There are a several reasons to watch Golden: Our 50 Years of Marriage (RTÉ One, Monday, 9.35pm), all of whom have spent at least half a century married to each other.

You might come to the show expecting instructions for longevity in romance, a gauzy view of love to withstand the ages, as though the eight featured couples combined would yield an accumulated 400 years of schmaltz.

But while there is certainly plenty of that, beginning with a slideshow carousel of sepia-toned togetherness, the show is more interesting for its brisk illustrations of a rarer compatibility. The couples are held together, through good times and trying circumstances, by unflagging mutual support or, at the very least, perfectly interlocking neuroses.

What's more encouraging, though, is that they have each had ample time to practice their shtick. "Darling, am I a sex kitten or am I?" the immaculately presented Joan Butler will ask her warm husband Pierce, often in front of their grandchildren, to his immediate assent. "They say he's afraid to say anything else."

READ MORE

Paddy Darcy, a bluff Dublin decorator, still working at the age of 76, is more deadpan when he recalls a promised dowry of a cow and some land: "To this day," he says, "I never got the bit of land."

That's typical of the badinage between couples, either flirtatious or fractious, sexual or argumentative. They can seem like interchangeable substitutions. "Of course you're not in love with someone for 50 years, are you?" pshaws the fascinatingly frank Lucy Madden, exchanging wary glances with her husband, Johnny, like two people who are very politely trying to defuse a time bomb. "It's all about sex, isn't it, being in love?"

The Maddens, who inherited and maintained Monaghan’s impossibly grand Hilton Park estate (“a jolly tiring, wearing business”) are the show’s absolute find, almost performative in their mutual exasperation, as he watches motocross, at an obliviously high volume, while she seethes nearby, living together in wedded hiss.

“We would never contemplate separating, would we?” Lucy announces early, before describing her earlier contemplations of separating.

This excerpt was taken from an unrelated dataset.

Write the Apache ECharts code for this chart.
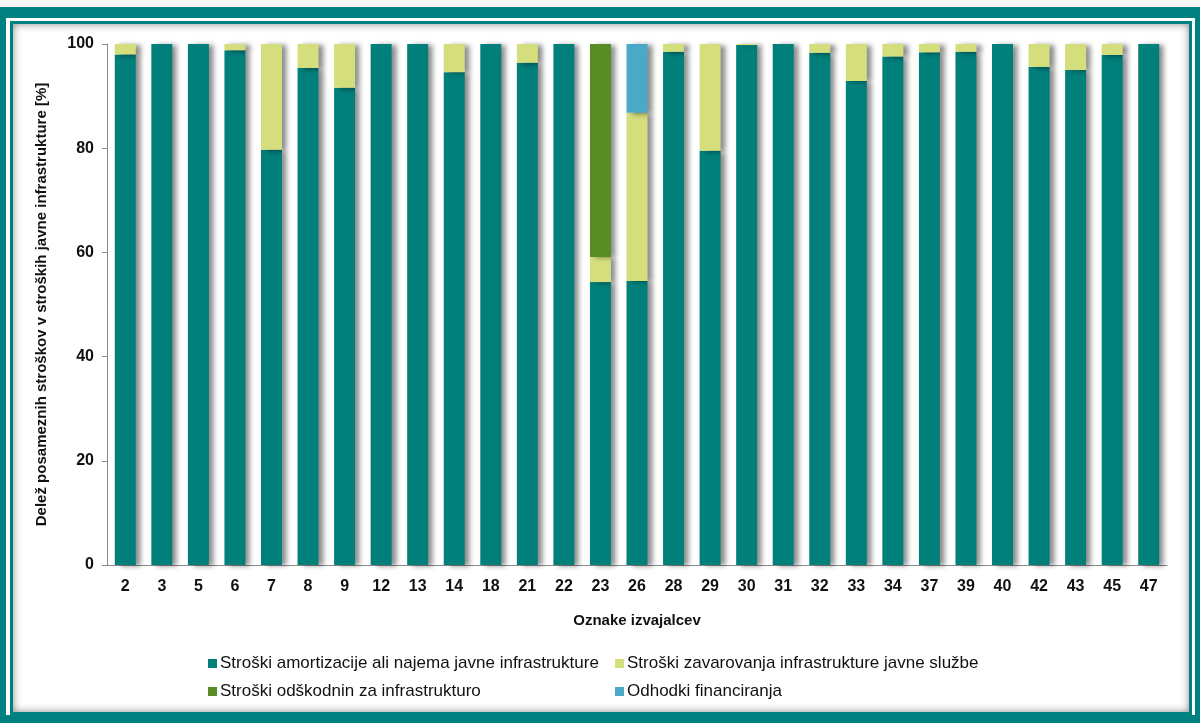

Other couples are a traditional blend of the sympathetic and stoic, like Mary and Michael Burns, who discovered early that they could not have children and were told, at the age of 34, that they were too old to adopt. "I kept the first tier of the wedding cake for a few years," says Mary softly.

She herself never knew her birth mother, reunited with her, years later, and a sister, at Michael’s suggestion. “He was my rock then, as well,” she says, “It’s a big rock and it’s getting bigger.”

Director and editor Sally Roden may finally include just too many couples, as though unwilling to excise anybody's experience. It means we don't concentrate on any particular relationship, still meeting new people late into the hour.

But it does provide a potted social history of the late 20th century. A couple we meet on identical recliners in Cork admit they conceived a child unexpectedly early in their courtship (she broke the news to him with the words, "The second time worked."), while a charming Dutch couple, Kees and Anneke Vogelaar, the owners of a Kilkenny apple farm, took to rationing out condoms in their employees' wage packets – until the parish priest intervened.

Like many couples here, they have known heartbreak and hardship: the loss of an adult son. Pat and Kathleen Mulcahy, who met and spent most of their lives in New York, have weathered serious injury and the vagaries of ill-health.

And Paddy and Joan, who joshed on the matter of that undelivered dowry, have cared for each other through debilitating arthritis, now dancing.

That’s all a little too complicated for the programme’s conclusion. Having commendably avoided patronising its participants, it still wraps all of its couples into a final rosy montage to the most twee folk pop available, whether it suits them or not.

I looked for my favourite couple within that romantic whirl, Johnny and Lucy, who will never contemplate separating, yet seemed to peer out among sentimental company as if to say, at long last, We need to see other people.